Netnet Camomot .
POLITICAL dynasties in Pinas are passing on moolah and power to their younger generations, that’s why you see the same surnames on the ballot, with the same last name running for president, senator, congressman, governor, mayor, etc. Where’s the thrill there? That list of choices won’t even qualify for, May the best man win.
The barangay and Sangguniang Kabataan elections will be next month. Candidates may now start campaigning, er, you know, making their presence felt.
The candidate will of course aim to be a member of the president’s PDP-Laban team and, if that’s not possible, there’s Hugpong ng Pagbabago, the new political party of the president’s daughter, Davao City Mayor Sara Duterte-Carpio, that is, if she’s still accepting applications for membership. But she said, “It is a regional political party for us in the Davao region.” Which may now encourage outsiders to relocate to Davao.
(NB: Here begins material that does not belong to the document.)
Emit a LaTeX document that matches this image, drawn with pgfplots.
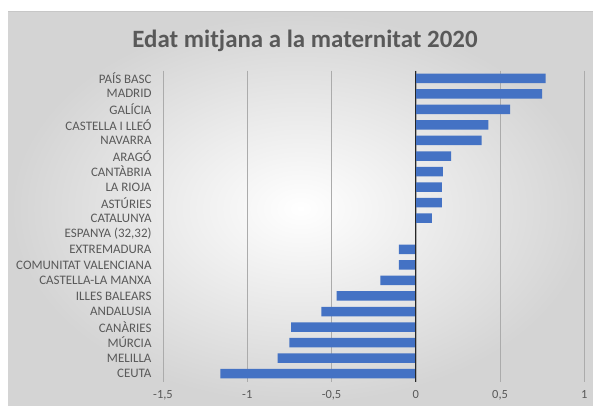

I don’t know if, aside from relocating, there’s an initiation rite they have to pass before they can be certified as a Davaoeno. Such as winning a durian-eating contest perhaps?
Davao is one of the places Pinas can be proud of for its Singapore-like rules, plus the coliform-free beaches. With at least one potential senatorial candidate—Bong Go?—for Election 2019 coming from Davao, it will continue to be a source of major players in Pinoy politics, with no less than President Rody Duterte himself leading their team.
Davao’s reign in Pinoy politics does inspire other Mindanao residents to also produce a presidentiable that can win in the next presidential election. There was a time when the clueless Pinoy would make fun of the fact that the Mindanaoan is from, well, Mindanao, with the clueless query hovering over this: Where’s Cagayan de Oro?
A similar scenario could happened, too, for the Pinoy non-believer had he made fun of this one small detail: Easter Sunday falling on April Fool’s Day, and there was the Ash Wednesday on Valentine’s Day. But still, there’s respect between believers and non-believers, and the two coincidences were left alone to simmer on their own until someone began to notice. What if that someone was you. Would you, could you look down on religious beliefs and dismiss them as mere figments of a hallucination.
Well, to each his own. Whatever keeps you going, from religion to faith to chocolate. Yes, chocolate helps the lost and found in moving forward and only an allergic reaction can stop him from indulging. Achoo!
There’s another kind of someone—the believer that, despite his best efforts, still feasted on skinless longganisa on Good Friday. He didn’t confess, didn’t hear Mass, didn’t join any Lenten retreat, and, as cherry on top of the icing on the cake, had skinless longganisa for dinner. His non-meat diet was able to catch up with the Lenten fasting and abstaining only last Monday when he had fish for dinner. His mantra: Better late than never. He hopes the non-meat diet will contribute to his weight loss which barely moved an inch, er, pound last March when he lost a total of—gasp!—0.2 pound. Note the decimal point before 2.
If he will have fish and veggies for the rest of the year, can he feast on longganisa again on Good Friday next year?
Sacrifice should focus more on abstaining from what you love most—Netflix, Facebook, Homescapes, Gardenscapes, Brad Pitt. But perhaps that’s not enough for people whose definition of sacrifice includes Crucifixion.
Lent was the ideal season for erring politicians to confess and be sorry for their sins. No need for them to worry, though. The Pinoy will always vote for them since he’s too busy and too tired to think of the consequences of graft and corruption in his daily life. As long as he has the basics—food, clothing, shelter—he can continue to survive with extrajudicial killings, TokHang, and the president’s p***ng in* rants.
The Pinoy did care once upon a time. But you can’t blame him if his focus has shifted to his family and to survival. After all, the Marcoses are back, the yellows are desperately clinging to the magic of People Power, and there’s now doubt on the seriousness of the president’s war on drugs.
And there you are, making a wild guess that there will be a Duterte, an Aquino, and a Marcos running in the elections next month and next year. You don’t even have to be a prophet to qualify in making that guess.